US 11,914,968 B2
Official document processing method, device, computer equipment and storage medium
Xiaohui Jin, Guangdong (CN); Xiaowen Ruan, Guangdong (CN); and Liang Xu, Guangdong (CN)
Assigned to PING AN TECHNOLOGY (SHENZHEN) CO., LTD., Shenzhen (CN)
Appl. No. 17/620,817
Filed by PING AN TECHNOLOGY (SHENZHEN) CO., LTD., Guangdong (CN)
PCT Filed Dec. 11, 2020, PCT No. PCT/CN2020/135718
§ 371(c)(1), (2) Date Dec. 20, 2021,
PCT Pub. No. WO2021/121158, PCT Pub. Date Jun. 24, 2021.
Claims priority of application No. 202010523793.0 (CN), filed on Jun. 10, 2020.
Prior Publication US 2022/0414345 A1, Dec. 29, 2022
Int. Cl.

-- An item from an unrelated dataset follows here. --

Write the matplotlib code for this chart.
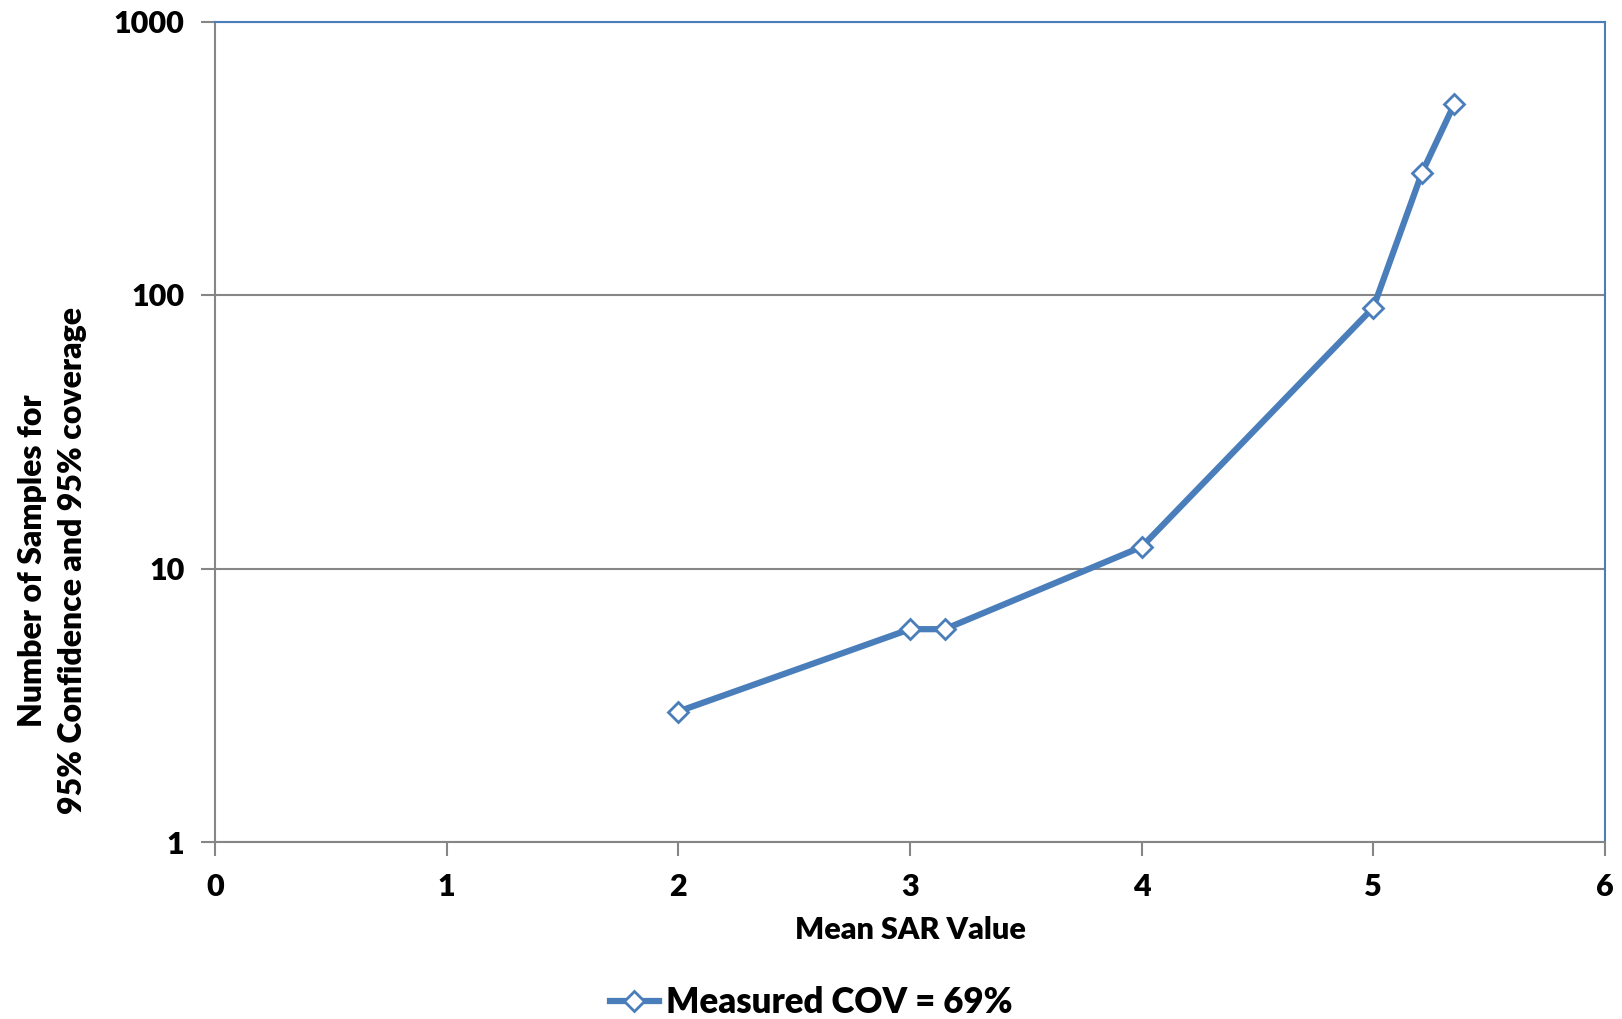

G06F 40/40 (2020.01); G06F 40/103 (2020.01); G06V 30/418 (2022.01); G06V 30/412 (2022.01)
CPC G06F 40/40 (2020.01) [G06F 40/103 (2020.01); G06V 30/412 (2022.01); G06V 30/418 (2022.01)] 19 Claims
OG exemplary drawing
 
1. An official document processing method, comprising:
receiving a review request containing a to-be-reviewed official document sent by a user, performing format analysis on the to-be-reviewed official document and acquiring file type of the to-be-reviewed official document, then acquiring the to-be-reviewed official document of standard file type, and identifying all file component contents in the to-be-reviewed official document of standard file type by a preset BERT model;
performing text format detection, text content detection and frame layout detection synchronously by a preset text processing model constructed based on a distributed framework, obtaining a format detection result, a content detection result and a layout detection result; the text format detection comprises following steps of: calling a format detection rule corresponding to each file component content, extracting a text format keyword in the file component content, and obtaining a format detection result according to the text format keyword and a format bar in the format detection rule corresponding to the text format keyword; the text content detection comprises step of obtaining a content detection result after performing text content detection on the file component content; the frame layout detection comprises following steps of: dividing coordinate information of the to-be-reviewed official document of standard file type, and performing frame layout detection on the to-be-reviewed official document according to the coordinate information that is divided to obtain a layout detection result; and
generating a detected error content according to the format detection result, content detection result and layout detection result, calling out a standard writing rule corresponding to the detected error content, marking the detected error content and the standard writing rule at a preset position in the to-be-reviewed official document, and sending the to-be-reviewed official document that is successfully marked to a preset receiving location according to a storage path designated by the user.